Per Oscar Evert Sjöstedt (born 6 February 1981) is a Swedish politician and member of the Riksdag for the Sweden Democrats party. He has also served as the SD's finance and economics spokesman since 2014.

== Biography ==
Sjöstedt studied at Stockholm University and graduated with a Bachelor's degree in economics. He worked as a civil servant in the finance department for the Riksdag and then for Sveriges Television (SVT) and the Swedish Educational Broadcasting Company.

He also served as chairman of the Sweden Democrat Youth's (SDU) chapter in Stockholm. Sjöstedt was elected to the Riksdag during the 2014 Swedish general election and served as the financial and economic spokesman for the Sweden Democrats, taking on the role from Sven-Olof Sällström. He initially announced he would not to seek another term in office before the 2018 Swedish general election, however he subsequently returned to parliament and resumed his role as the SD's financial spokesman.

== Controversies ==
Sjöstedt became embroiled in controversy in 2016 when it was revealed he had attended a party organized by the Swedish neo-Nazi magazine Info-14 during his time at high school while he was a member of the SDU. At the same time, a former school peer alleged Sjöstedt chanted pro-Nazi slogans at school and released footage of what he said was Sjöstedt laughing at antisemitic jokes made by a co-worker.
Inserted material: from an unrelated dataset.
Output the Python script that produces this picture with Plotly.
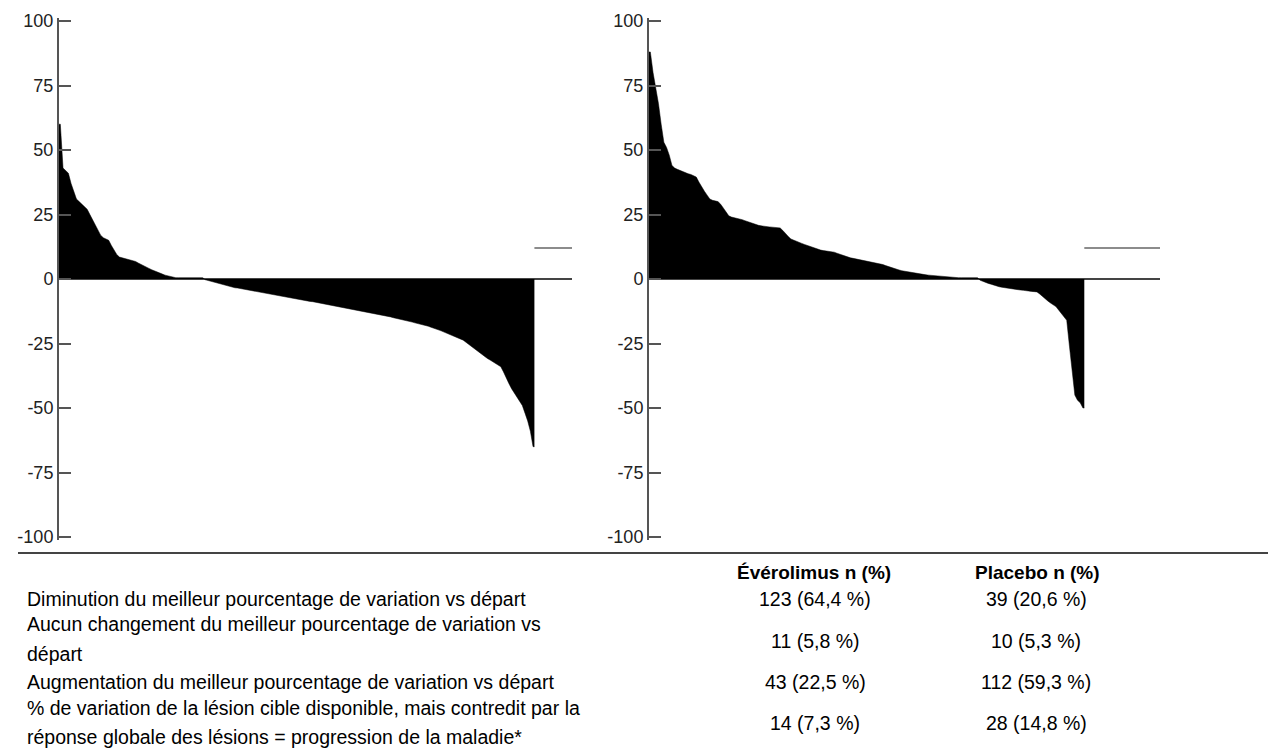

Sjöstedt responded by claiming that he had attended the party at the invitation of a friend but left after discovering who had organized the event, denied he had supported any fascist movements and described the accusations of chanting slogans as "absurd." The Sweden Democrats' leadership investigated the allegation and responded by stating that while Sjöstedt should have been more careful, they were satisfied that he was an opponent of Nazism.

In 2020, Sjöstedt criticized the Swedish Social Democrats and the Swedish Migration Court over a decision to grant residency to a mentally disabled Afghan national. Sjöstedt was reported to have proclaimed "What do you say about that - instead of pursuing a migration policy where we attract people with low intellect - we pursue a policy where we attract people with high intellect?" during a debate on the matter in the Riksdag. Sjöstedt's comment was condemned by disability charities and the Social Democrats. Both Sjöstedt and the Sweden Democrats responded by stating the comments had been aimed at the Migration Court and not people with disabilities. Sjöstedt furthermore claimed that he was attacking a decision by the court to prioritize immigrants who cannot economically contribute to Sweden over skilled immigrants.